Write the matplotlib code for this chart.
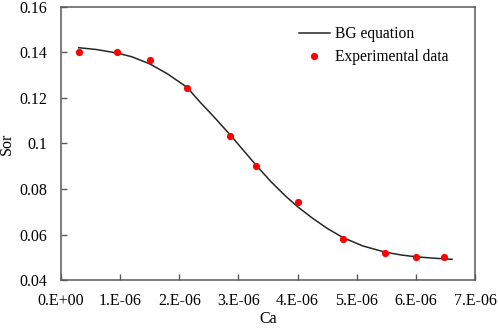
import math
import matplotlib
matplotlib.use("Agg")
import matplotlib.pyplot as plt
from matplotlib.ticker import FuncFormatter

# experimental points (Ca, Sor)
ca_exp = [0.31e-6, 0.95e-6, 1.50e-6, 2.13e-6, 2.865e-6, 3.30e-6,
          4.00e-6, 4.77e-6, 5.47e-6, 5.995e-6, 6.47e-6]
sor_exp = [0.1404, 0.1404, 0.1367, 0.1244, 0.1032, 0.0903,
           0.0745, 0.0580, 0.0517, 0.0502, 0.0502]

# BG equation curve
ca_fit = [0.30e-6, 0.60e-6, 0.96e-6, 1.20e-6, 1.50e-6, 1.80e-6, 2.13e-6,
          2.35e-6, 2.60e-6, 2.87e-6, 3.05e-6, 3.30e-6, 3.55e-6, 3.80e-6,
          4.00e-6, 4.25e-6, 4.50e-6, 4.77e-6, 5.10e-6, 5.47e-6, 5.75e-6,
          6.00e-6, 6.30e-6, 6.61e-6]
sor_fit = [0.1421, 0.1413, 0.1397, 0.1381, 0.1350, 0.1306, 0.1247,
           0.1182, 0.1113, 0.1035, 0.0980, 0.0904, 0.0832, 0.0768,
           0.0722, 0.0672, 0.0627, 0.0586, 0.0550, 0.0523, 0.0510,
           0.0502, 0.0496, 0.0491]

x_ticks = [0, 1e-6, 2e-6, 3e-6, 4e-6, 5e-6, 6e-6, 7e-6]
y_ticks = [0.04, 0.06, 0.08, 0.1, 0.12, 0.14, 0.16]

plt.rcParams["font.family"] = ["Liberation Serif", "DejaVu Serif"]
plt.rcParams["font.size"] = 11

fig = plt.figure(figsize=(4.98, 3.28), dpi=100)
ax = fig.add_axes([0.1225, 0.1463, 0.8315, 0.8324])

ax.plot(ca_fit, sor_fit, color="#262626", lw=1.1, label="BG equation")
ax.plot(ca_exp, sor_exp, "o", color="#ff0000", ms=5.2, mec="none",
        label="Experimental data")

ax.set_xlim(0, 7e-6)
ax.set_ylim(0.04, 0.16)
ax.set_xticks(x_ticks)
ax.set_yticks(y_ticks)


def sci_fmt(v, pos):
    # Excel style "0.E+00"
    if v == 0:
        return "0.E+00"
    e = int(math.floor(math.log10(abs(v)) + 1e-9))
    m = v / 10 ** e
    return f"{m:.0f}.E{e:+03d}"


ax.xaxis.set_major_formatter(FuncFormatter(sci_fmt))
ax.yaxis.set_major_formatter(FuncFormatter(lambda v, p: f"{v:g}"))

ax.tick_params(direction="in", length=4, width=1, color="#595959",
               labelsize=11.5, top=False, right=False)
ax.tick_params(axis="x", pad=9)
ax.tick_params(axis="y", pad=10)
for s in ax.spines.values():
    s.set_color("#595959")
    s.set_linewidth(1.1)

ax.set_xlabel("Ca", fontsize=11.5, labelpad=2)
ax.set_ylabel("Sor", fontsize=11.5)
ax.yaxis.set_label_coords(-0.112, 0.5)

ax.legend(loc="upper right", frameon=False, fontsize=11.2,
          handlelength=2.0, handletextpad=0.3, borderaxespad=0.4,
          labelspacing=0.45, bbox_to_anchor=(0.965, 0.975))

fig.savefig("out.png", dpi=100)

####

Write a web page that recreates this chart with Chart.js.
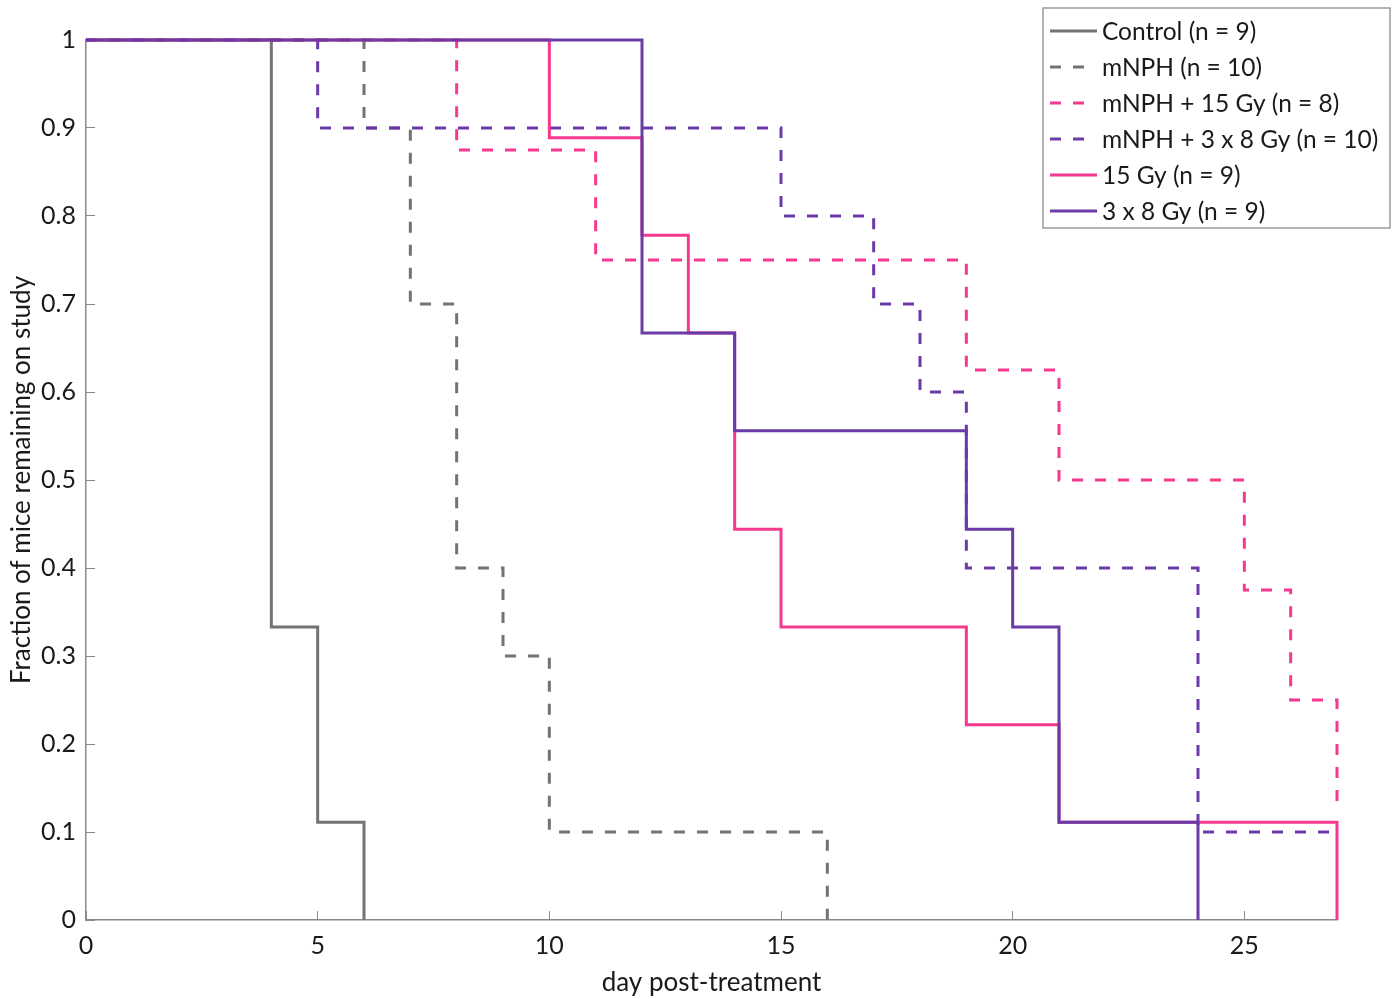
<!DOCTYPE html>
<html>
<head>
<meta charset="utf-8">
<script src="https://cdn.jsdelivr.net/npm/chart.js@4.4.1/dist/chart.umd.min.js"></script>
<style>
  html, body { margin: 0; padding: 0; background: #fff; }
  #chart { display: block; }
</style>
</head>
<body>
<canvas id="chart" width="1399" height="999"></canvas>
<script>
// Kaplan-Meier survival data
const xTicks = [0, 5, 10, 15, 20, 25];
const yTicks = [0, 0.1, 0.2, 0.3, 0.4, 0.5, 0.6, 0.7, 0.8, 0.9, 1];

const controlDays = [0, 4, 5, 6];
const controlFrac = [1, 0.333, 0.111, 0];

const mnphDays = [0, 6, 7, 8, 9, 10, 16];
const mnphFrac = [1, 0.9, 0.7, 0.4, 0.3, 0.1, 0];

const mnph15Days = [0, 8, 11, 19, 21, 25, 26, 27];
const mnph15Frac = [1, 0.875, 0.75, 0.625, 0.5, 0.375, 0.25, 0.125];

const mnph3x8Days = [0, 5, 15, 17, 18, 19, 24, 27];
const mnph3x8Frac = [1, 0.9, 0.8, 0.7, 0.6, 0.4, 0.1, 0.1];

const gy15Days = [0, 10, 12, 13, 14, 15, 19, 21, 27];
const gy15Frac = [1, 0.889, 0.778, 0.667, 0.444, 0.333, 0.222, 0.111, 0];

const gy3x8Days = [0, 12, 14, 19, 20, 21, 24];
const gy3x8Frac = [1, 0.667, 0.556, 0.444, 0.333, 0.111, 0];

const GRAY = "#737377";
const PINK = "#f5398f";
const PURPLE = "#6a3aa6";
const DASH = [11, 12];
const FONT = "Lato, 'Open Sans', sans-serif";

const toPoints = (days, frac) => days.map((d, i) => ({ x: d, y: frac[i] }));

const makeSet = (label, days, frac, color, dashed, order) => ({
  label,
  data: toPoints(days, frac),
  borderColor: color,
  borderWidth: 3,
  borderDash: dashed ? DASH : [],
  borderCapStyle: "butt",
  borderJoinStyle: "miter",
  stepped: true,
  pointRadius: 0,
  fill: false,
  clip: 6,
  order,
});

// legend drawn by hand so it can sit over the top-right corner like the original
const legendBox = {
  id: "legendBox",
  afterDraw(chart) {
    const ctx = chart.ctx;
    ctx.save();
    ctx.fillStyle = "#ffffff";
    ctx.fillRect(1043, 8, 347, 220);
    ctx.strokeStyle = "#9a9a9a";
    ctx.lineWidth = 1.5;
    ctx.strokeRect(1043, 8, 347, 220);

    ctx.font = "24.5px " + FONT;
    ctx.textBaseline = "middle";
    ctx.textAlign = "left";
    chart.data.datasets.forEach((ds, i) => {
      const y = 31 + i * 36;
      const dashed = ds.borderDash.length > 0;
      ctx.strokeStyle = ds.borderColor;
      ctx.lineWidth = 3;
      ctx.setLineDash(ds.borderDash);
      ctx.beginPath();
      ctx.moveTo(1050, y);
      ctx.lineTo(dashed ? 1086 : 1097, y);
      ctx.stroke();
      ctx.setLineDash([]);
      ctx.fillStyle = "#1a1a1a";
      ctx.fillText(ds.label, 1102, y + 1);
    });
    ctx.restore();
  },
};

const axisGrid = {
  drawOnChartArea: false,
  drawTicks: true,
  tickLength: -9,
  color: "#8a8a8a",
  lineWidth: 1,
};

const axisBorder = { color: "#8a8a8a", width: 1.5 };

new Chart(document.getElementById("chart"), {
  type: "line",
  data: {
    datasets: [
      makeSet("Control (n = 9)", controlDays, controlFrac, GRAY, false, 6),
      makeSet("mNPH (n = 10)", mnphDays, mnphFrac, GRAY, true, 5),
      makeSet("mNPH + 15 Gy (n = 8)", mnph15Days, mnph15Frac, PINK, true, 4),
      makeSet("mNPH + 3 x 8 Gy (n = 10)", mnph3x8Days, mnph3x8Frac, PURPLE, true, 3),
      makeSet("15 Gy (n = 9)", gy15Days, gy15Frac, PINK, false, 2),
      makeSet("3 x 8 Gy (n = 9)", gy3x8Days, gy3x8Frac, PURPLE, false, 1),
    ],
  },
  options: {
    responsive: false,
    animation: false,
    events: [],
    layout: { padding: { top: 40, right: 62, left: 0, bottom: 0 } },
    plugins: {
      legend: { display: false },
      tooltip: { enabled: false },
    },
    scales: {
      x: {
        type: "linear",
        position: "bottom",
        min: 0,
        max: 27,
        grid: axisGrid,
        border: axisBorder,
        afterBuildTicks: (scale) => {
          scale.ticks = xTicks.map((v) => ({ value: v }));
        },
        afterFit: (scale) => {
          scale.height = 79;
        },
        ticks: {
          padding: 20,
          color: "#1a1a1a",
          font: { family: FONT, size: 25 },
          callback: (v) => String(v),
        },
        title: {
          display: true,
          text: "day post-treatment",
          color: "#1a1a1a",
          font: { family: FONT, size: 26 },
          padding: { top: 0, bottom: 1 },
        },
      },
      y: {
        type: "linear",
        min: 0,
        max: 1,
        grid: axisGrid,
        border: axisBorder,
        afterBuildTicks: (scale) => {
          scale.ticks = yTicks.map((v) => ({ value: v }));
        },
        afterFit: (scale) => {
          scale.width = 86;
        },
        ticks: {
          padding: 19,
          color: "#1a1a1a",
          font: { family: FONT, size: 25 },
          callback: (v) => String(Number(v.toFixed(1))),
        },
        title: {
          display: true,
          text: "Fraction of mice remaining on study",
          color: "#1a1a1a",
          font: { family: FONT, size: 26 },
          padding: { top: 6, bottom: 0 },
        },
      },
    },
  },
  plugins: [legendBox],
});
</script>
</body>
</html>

####

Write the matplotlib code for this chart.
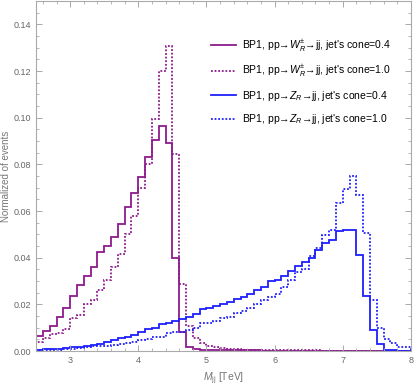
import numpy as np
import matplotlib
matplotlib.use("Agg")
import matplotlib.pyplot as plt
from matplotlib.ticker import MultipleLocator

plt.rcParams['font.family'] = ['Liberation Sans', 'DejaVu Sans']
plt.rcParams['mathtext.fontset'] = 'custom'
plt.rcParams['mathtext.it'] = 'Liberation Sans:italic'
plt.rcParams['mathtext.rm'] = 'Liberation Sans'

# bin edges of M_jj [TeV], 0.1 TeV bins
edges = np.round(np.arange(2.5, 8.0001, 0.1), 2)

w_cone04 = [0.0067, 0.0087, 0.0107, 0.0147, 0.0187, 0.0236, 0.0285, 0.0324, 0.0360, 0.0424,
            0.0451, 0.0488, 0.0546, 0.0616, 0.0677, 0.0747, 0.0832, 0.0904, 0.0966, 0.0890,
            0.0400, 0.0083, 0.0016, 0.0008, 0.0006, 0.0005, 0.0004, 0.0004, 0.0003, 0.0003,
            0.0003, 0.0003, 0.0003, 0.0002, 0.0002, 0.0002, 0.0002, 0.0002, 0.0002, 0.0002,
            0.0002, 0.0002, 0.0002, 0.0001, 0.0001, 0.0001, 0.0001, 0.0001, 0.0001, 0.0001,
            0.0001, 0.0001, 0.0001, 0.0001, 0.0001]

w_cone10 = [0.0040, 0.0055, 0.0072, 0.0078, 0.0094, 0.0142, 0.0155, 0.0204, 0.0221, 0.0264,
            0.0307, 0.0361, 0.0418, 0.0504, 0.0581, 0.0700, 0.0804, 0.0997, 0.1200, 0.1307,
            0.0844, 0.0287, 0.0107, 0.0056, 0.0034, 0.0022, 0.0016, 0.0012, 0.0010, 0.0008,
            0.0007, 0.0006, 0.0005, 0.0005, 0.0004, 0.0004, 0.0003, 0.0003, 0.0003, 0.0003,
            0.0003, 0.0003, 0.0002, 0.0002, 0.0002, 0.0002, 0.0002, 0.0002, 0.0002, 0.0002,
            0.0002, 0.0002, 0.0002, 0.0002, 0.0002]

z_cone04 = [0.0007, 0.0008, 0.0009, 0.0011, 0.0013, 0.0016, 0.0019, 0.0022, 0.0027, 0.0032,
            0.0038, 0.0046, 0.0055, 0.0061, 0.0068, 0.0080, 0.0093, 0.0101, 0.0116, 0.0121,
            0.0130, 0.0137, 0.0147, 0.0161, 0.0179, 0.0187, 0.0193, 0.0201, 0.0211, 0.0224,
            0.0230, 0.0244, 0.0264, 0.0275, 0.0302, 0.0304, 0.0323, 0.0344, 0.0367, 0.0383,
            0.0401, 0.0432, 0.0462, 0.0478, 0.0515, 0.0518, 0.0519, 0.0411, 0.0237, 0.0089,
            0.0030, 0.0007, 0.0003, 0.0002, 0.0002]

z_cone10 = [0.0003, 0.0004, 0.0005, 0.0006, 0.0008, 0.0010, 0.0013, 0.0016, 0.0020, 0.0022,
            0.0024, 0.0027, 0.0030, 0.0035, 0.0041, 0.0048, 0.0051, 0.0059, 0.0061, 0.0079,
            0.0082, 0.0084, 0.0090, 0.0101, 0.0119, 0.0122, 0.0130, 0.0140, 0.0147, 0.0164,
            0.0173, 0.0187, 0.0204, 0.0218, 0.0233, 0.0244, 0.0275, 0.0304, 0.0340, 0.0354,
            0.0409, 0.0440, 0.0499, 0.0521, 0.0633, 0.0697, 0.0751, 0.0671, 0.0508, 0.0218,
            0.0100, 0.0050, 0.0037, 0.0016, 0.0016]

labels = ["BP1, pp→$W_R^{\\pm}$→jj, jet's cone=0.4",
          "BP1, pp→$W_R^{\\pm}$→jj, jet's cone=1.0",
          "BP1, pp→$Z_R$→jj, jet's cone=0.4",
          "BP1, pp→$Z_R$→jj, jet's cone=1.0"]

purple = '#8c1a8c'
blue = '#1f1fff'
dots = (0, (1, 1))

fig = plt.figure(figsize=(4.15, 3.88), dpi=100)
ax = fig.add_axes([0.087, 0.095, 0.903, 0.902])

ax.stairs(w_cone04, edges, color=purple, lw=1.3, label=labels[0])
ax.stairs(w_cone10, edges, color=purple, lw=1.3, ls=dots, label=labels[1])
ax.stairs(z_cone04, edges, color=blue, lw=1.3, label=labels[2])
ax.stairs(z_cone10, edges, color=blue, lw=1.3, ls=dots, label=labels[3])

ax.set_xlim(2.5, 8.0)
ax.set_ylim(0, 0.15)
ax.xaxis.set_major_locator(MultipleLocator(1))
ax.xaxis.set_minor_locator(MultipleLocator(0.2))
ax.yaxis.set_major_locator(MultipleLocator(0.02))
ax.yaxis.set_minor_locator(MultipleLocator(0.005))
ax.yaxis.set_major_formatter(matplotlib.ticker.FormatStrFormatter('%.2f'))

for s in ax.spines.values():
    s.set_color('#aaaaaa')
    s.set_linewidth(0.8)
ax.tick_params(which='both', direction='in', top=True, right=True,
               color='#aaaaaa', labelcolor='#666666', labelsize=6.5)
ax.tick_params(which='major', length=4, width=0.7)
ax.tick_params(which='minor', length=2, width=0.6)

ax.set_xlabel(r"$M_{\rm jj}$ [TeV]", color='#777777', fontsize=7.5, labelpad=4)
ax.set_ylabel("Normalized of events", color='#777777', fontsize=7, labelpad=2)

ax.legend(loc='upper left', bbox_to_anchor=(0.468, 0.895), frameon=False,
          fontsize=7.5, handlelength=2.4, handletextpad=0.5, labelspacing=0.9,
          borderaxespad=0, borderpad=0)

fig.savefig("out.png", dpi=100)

####

• **What to work on**:
Could you quote, word for word, only the lines from the one containing "Write a web" through the one containing "0.375, 0.25, 0.125];", both included, and leave out any pictures?

• **Result of the task**:
Write a web page that recreates this chart with Chart.js.
<!DOCTYPE html>
<html>
<head>
<meta charset="utf-8">
<script src="https://cdn.jsdelivr.net/npm/chart.js@4.4.1/dist/chart.umd.min.js"></script>
<style>
  html, body { margin: 0; padding: 0; background: #fff; }
  #chart { display: block; }
</style>
</head>
<body>
<canvas id="chart" width="1399" height="999"></canvas>
<script>
// Kaplan-Meier survival data
const xTicks = [0, 5, 10, 15, 20, 25];
const yTicks = [0, 0.1, 0.2, 0.3, 0.4, 0.5, 0.6, 0.7, 0.8, 0.9, 1];

const controlDays = [0, 4, 5, 6];
const controlFrac = [1, 0.333, 0.111, 0];

const mnphDays = [0, 6, 7, 8, 9, 10, 16];
const mnphFrac = [1, 0.9, 0.7, 0.4, 0.3, 0.1, 0];

const mnph15Days = [0, 8, 11, 19, 21, 25, 26, 27];
const mnph15Frac = [1, 0.875, 0.75, 0.625, 0.5, 0.375, 0.25, 0.125];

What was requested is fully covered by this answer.